2001-02-22 Thread Stefaans Mostert

Anthony wrote:
 
 http://www.d.kth.se/~d96-jja/bash/bashtut.html#history
 
 Basically it's the GNU replacement for sh.
 
  Does anyone know where bash came from?
 
 --
 Anthony
 http://binaryfusion.net
 Press any key to continue, or any other key to quit.
Origenally there was the bourne shell in unix, when linus needed a shell
he revived it,improved it and called it the bourne again shell or bash
!!

Cheers






Re: [newbie] the origin's of bash?

2001-02-22 Thread Michael R. Batchelor

 http://www.d.kth.se/~d96-jja/bash/bashtut.html#history
 Basically it's the GNU replacement for sh.
  Does anyone know where bash came from?
Origenally there was the bourne shell in unix, when linus needed a
shell
he revived it,improved it and called it the bourne again shell or
bash
!!


Jeez, RMS is pulling his hair out!
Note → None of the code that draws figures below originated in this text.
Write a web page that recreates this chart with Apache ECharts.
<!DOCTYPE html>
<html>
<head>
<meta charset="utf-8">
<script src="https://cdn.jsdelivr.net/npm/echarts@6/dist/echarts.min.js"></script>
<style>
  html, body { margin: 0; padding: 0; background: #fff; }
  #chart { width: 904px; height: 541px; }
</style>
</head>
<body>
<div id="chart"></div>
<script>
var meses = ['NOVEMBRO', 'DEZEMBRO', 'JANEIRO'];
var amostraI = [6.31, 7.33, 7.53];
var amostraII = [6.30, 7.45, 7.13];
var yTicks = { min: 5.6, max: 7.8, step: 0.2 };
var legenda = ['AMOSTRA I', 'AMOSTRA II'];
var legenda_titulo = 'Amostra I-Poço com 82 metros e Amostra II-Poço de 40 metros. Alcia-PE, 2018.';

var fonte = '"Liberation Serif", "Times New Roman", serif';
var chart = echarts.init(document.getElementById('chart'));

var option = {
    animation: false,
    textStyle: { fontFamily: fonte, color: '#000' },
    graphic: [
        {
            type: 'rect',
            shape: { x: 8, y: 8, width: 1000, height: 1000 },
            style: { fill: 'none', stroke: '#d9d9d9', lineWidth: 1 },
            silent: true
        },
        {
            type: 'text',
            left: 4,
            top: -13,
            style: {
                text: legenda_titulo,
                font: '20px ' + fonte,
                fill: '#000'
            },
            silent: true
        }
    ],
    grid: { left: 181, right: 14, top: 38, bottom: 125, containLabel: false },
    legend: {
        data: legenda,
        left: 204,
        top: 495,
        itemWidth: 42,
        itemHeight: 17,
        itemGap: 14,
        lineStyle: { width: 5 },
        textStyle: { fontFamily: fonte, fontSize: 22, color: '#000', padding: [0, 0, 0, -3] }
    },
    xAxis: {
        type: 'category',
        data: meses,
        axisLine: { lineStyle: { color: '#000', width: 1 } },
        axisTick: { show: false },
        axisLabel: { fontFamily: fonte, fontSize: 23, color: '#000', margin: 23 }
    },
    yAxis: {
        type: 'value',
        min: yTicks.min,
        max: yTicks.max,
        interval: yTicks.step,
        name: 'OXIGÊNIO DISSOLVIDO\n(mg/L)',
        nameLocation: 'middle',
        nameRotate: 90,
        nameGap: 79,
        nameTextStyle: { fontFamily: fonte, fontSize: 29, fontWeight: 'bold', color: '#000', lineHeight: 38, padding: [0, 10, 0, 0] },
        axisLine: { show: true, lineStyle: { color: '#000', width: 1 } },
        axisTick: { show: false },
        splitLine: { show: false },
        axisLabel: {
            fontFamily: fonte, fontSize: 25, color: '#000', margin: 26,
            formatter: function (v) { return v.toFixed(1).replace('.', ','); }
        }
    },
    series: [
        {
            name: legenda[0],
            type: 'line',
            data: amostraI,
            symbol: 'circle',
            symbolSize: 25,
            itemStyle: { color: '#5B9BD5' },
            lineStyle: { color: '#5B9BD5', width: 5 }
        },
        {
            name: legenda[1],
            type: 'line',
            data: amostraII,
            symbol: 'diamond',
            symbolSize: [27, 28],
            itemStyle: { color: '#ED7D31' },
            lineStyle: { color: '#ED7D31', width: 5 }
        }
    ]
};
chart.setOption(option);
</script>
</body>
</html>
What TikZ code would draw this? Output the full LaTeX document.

Check the link above. It's not
from Linus; he's responsible for the kernel. It's from the GNU
project, and the name is a joke. (Bourne again shell) It couldn't be
called a Bourne shell, which is what shipped from ATT, but it's a
drop in replacement superset of the old Bourne shell. All the old !sh
scripts I've ever tried run correctly under bash, and /bin/sh is
usually a link to bash.

MB





[newbie] the origin's of bash?

2001-02-20 Thread Mark Johnson

Does anyone know where bash came from?




Re: [newbie] the origin's of bash?

2001-02-20 Thread Gary

On Tue, Feb 20, 2001 at 03:01:25PM -0600 or thereabouts, Mark Johnson wrote:
 Does anyone know where bash came from?

Like most anything in Linux, it stems from UNIX.  The Bourne shell was, I
believe the first shell, (window to the kernel) 30 years ago.  This shell
was revised over the years, and it was spun off with enhanced functionality
into Bash, which stands for Bourne again shell.  There are several shells
for use, i.e. Csh (sea shell), in which shell scripts are written in C,
Ksh- Korn shell, Ash, etc... Each has their own advantages and way of
script writing, etc..  

HTH


-- 
Best regards,
Gary 

Today's thought: Before you criticize someone walk a mile in his shoes.
That way if he gets angry he'll be a mile away -- and barefoot.